Every year all of the four major American sports have drafts where they get to choose athletes from college (and in some cases high school) and turn them into professionals. In these drafts we rarely see anything other than top high school talent and Division I athletes be taken.
In the MLB First Year Player Draft we occasionally see Junior College athletes get taken and some amazing players have come from it.
Craig Kimbrell attended Wallace State Community College and was drafted by the Atlanta Braves twice, once in 2007 and then again in 2008. He has since become an eight time All Star and has solidified himself as one of the best relief pitchers to ever play the game of baseball.
One of the best first basemen of all time was also a junior college student when he got drafted.
Albert Pujols was drafted in round 13 of the 1999 draft out of Metropolitan Community College. After his debut with the Saint Louis Cardinals, Pujols hit the fourth most home runs by any major leaguer ever.
Baseball isn’t the only sport that JUCO athletes get drafted to.
Six time NBA champion Scottie pippen attended Central Arkansas back when it was a member of the National Association of Intercollegiate Athletics (NAIA)
All-NBA Small forward Jimmy Butler attended Tyler Junior College before transferring to Marquette University.
Nick Symmonds is a two time Olympian in the 800-meter run that attended NCAA Division III Willamette University.
While Division I universities without a doubt produce more talent than all the smaller schools, that doesn’t mean that all these elite level talents should go unnoticed.

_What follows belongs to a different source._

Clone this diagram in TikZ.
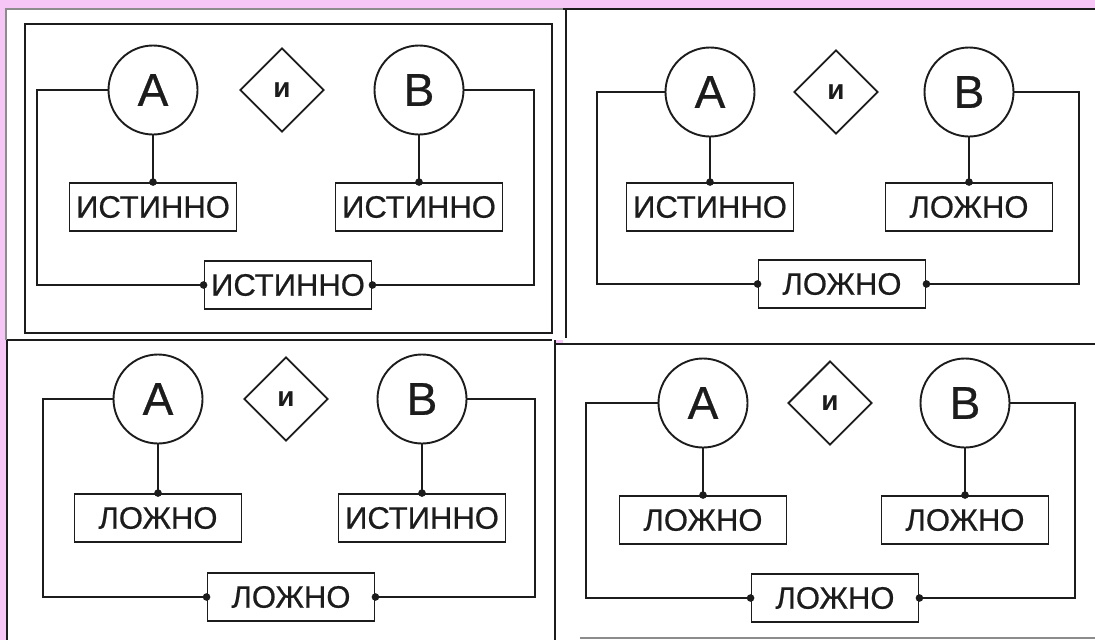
\documentclass[tikz,border=0pt]{standalone}
\usepackage{fontspec}
\setmainfont{Liberation Sans}
\newfontfamily\heavyfont[FakeBold=0.6]{Liberation Sans}
\usetikzlibrary{shapes.geometric}
\definecolor{bgpink}{RGB}{246,198,246}
\definecolor{ink}{RGB}{28,28,28}
\tikzset{
  ln/.style={line width=1.9pt, draw=ink},
  frame/.style={line width=1.6pt, draw=ink},
  faint/.style={line width=1.2pt, draw=black!45},
  var/.style={circle, ln, minimum size=89pt, inner sep=0pt, font=\heavyfont\fontsize{46}{46}\selectfont, text=ink},
  op/.style={diamond, ln, minimum width=84pt, minimum height=84pt, inner sep=0pt, font=\bfseries\fontsize{28}{28}\selectfont, text=ink},
  val/.style={rectangle, ln, minimum width=167pt, minimum height=48pt, inner sep=0pt, font=\heavyfont\fontsize{31}{31}\selectfont, text=ink},
  wire/.style={ln},
}
\begin{document}
\begin{tikzpicture}[x=1pt,y=-1pt]
\fill[bgpink] (0,0) rectangle (1095,640);
\useasboundingbox (0,0) rectangle (1095,640);
% white panels
\fill[white] (6,8) rectangle (563,340);
\fill[white] (563,8) rectangle (1095,344);
\fill[white] (7,340) rectangle (555,640);
\fill[white] (555,344) rectangle (1095,640);
% panel frames
\draw[faint] (6,340) -- (6,9) -- (563,9);
\draw[frame] (563,9) -- (1095,9);
\draw[frame] (25,24) rectangle (552,333);
\draw[frame] (566,9) -- (566,338);
\draw[frame] (7,340) -- (552,340);
\draw[frame] (7,340) -- (7,640);
\draw[frame] (555,340) -- (555,640);
\draw[frame] (555,344) -- (1095,344);
\draw[faint] (580,638) -- (1095,638);
% the four diagrams
\foreach \p/\ax/\ay/\dx/\bx/\lx/\rx/\by/\cx/\cy/\ta/\tb/\tc in {
  1/153/90/282/419/37/534/207/288/285/ИСТИННО/ИСТИННО/ИСТИННО,
  2/710/92/836/969/597/1079/207/842/284/ИСТИННО/ЛОЖНО/ЛОЖНО,
  3/158/399/286/422/43/535/518/291/597/ЛОЖНО/ИСТИННО/ЛОЖНО,
  4/703/403/830/965/586/1075/520/835/598/ЛОЖНО/ЛОЖНО/ЛОЖНО}{
  \node[var] (A\p) at (\ax,\ay) {A};
  \node[op] (D\p) at (\dx,\ay) {и};
  \node[var] (B\p) at (\bx,\ay) {B};
  \node[val] (VA\p) at (\ax,\by) {\ta};
  \node[val] (VB\p) at (\bx,\by) {\tb};
  \node[val] (VC\p) at (\cx,\cy) {\tc};
  \coordinate (L\p) at (\lx,\ay);
  \coordinate (R\p) at (\rx,\ay);
  \draw[wire] (A\p.south) -- (VA\p.north);
  \draw[wire] (B\p.south) -- (VB\p.north);
  \draw[wire] (A\p.west) -- (L\p) |- (VC\p.west);
  \draw[wire] (B\p.east) -- (R\p) |- (VC\p.east);
  \fill[ink] (VA\p.north) circle[radius=3.8pt];
  \fill[ink] (VB\p.north) circle[radius=3.8pt];
  \fill[ink] (VC\p.west) circle[radius=3.8pt];
  \fill[ink] (VC\p.east) circle[radius=3.8pt];
}
\end{tikzpicture}
\end{document}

Since the NBA put a stop to high schoolers getting drafted in 2007, a lot of the fans and media have been arguing that the league should allow it again. I too believe this, but that also begs a question. What is stopping NBA teams from drafting junior college athletes?
Many would say it’s because of the lack of competition that they face, but that simply is not true. If anything, high school players face this issue.
High school games consist of almost zero players that touch a basketball after high school. In junior college, these athletes are competing against a full roster of players that are trying to earn a scholarship. People are no longer doing it for fun.
These athletes need more respect and the only way to make that happen is to fill the stands and get them more media coverage.
Without sufficient exposure, professional sports will miss out on a lot of talent.